I can see two distinct possibilities. Either Vitali is flat out lying and tries to save face due to his mistake or it's a Freudian faulty act, a subconsciously deliberate mistake, a parapraxis. The guy mentions he was fed up with Kubrick's requests for the Barry Lyndon aspect ratio, that it was a "mantra" regarding the film. Couldn't be the "1.77:1" stuff a way to get a subconscious revenge on decades of harassment? Would it be really a shock that somebody working for 25 years with Kubrick went a little funny in the head?

Oliver_C

LexG: "Wells is a great guy."

To quote from Kurosawa's 'Hidden Fortress' -- admittedly a fine example of widescreen mastery (but not automatically superior to, say, 'Seven Samurai' sorely because of that) -- "A shitworm doesn't know it's in shit."

David

Did anyone notice ? There's no intermission on the Blu-ray. Kubrick clearly states here the film had an intermission.

In addition to being mutilated on all sides (if you take into account the overscan of most TV, people are basically looking at a 1.85 cropped frame on their TVs), which could have been rectified by simply framing the Blu-ray in 1.66:1, (thus having people at home basically looking at a 1.75 frame, taking into account overscans), the film should have been presented on 2 discs, with intermission, for maximum bitrate quality and respect of the theatrical presentation.

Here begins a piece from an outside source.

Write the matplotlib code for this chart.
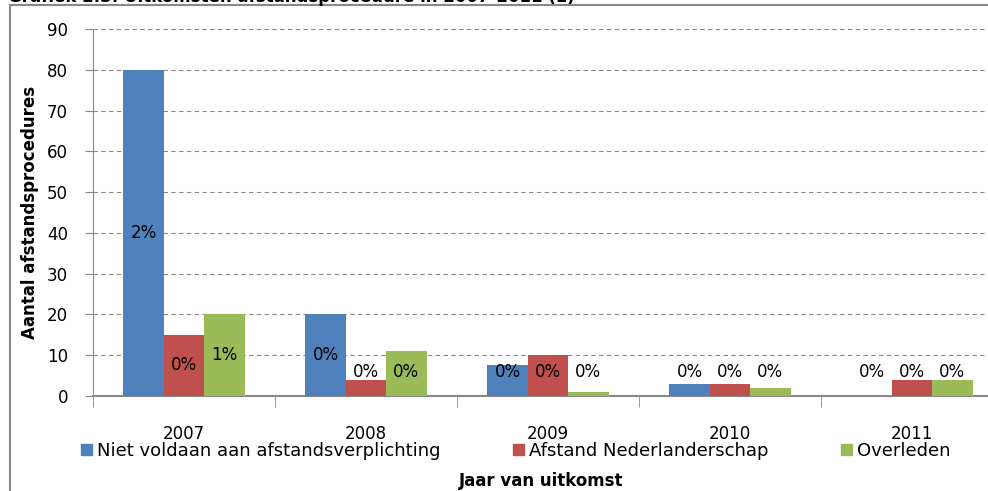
import matplotlib.pyplot as plt
import matplotlib.patches as mpatches
import numpy as np

# data
years = ['2007', '2008', '2009', '2010', '2011']
niet_voldaan = [80, 20, 7.5, 3, 0]
afstand_nl = [15, 4, 10, 3, 4]
overleden = [20, 11, 1, 2, 4]
pct_niet = ['2%', '0%', '0%', '0%', '0%']
pct_afstand = ['0%', '0%', '0%', '0%', '0%']
pct_overl = ['1%', '0%', '0%', '0%', '0%']

series = [
    ('Niet voldaan aan afstandsverplichting', niet_voldaan, pct_niet, '#4F81BD'),
    ('Afstand Nederlanderschap', afstand_nl, pct_afstand, '#C0504D'),
    ('Overleden', overleden, pct_overl, '#9BBB59'),
]

fig = plt.figure(figsize=(9.88, 4.91), dpi=100)
ax = fig.add_axes([93/988, 1-396/491, 910/988, 367/491])

x = np.arange(len(years))
w = 0.222
for i, (name, vals, pcts, col) in enumerate(series):
    xs = x + (i-1)*w
    ax.bar(xs, vals, width=w, color=col, label=name, zorder=3)
    for xi, v, p in zip(xs, vals, pcts):
        ax.text(xi, max(v/2, 6), p, ha='center', va='center', fontsize=12, zorder=4)

ax.set_xlim(-0.5, len(years)-0.5)
ax.set_ylim(0, 90)
ax.set_yticks(np.arange(0, 91, 10))
ax.yaxis.grid(True, linestyle=(0, (4, 3)), color='#888888', linewidth=0.8, zorder=0)
ax.tick_params(axis='y', labelsize=12, color='#888888', length=6, pad=12)

ax.set_xticks(x)
ax.set_xticklabels(years, fontsize=12)
ax.set_xticks(np.arange(-0.5, len(years), 1), minor=True)
ax.tick_params(axis='x', which='major', length=0, pad=21)
ax.tick_params(axis='x', which='minor', length=8, color='#888888')

for s in ['top', 'right']:
    ax.spines[s].set_visible(False)
ax.spines['left'].set_color('#888888')
ax.spines['bottom'].set_color('#888888')
ax.spines['bottom'].set_linewidth(1.5)

ax.set_ylabel('Aantal afstandsprocedures', fontsize=12, fontweight='bold', labelpad=6)
fig.text(541/988, 1-481/491, 'Jaar van uitkomst', ha='center', va='center',
         fontsize=12, fontweight='bold')

handles = [mpatches.Patch(color=c) for _, _, _, c in series]
labels = [n for n, _, _, _ in series]
leg = fig.legend(handles, labels, loc='center left', bbox_to_anchor=(74/988, 1-451/491),
                 ncol=3, frameon=False, fontsize=13, handlelength=0.6, handleheight=0.6,
                 handletextpad=0.3, columnspacing=4.0, borderaxespad=0)

# outer chart border (cut off at right and bottom)
fig.patches.append(mpatches.Rectangle((10/988, -0.2), 1.2, 1.2 - 5/491,
                                      transform=fig.transFigure, fill=False,
                                      edgecolor='#888888', linewidth=1.5))
# chart title, cut off at the top edge as in the source image
fig.text(8/988, 1-2/491, 'Grafiek 2.3: Uitkomsten afstandsprocedure in 2007-2011 (1)',
         ha='left', va='baseline', fontsize=12, fontweight='bold')

fig.savefig('out.png', dpi=100)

After all, 2001 DO have the prologue with black screen included... If I remember correctly ?

That Fuzzy Bastard

Hmmmm---now David's raising a fun question... How many DVDs or BluRays include the old intermission cards?
Heck, maybe those better acquainted with pre-mid-80s-projection could tell me: Were intermission cards supplied by the studio, or the theater? Would the filmmaker have any say over their look?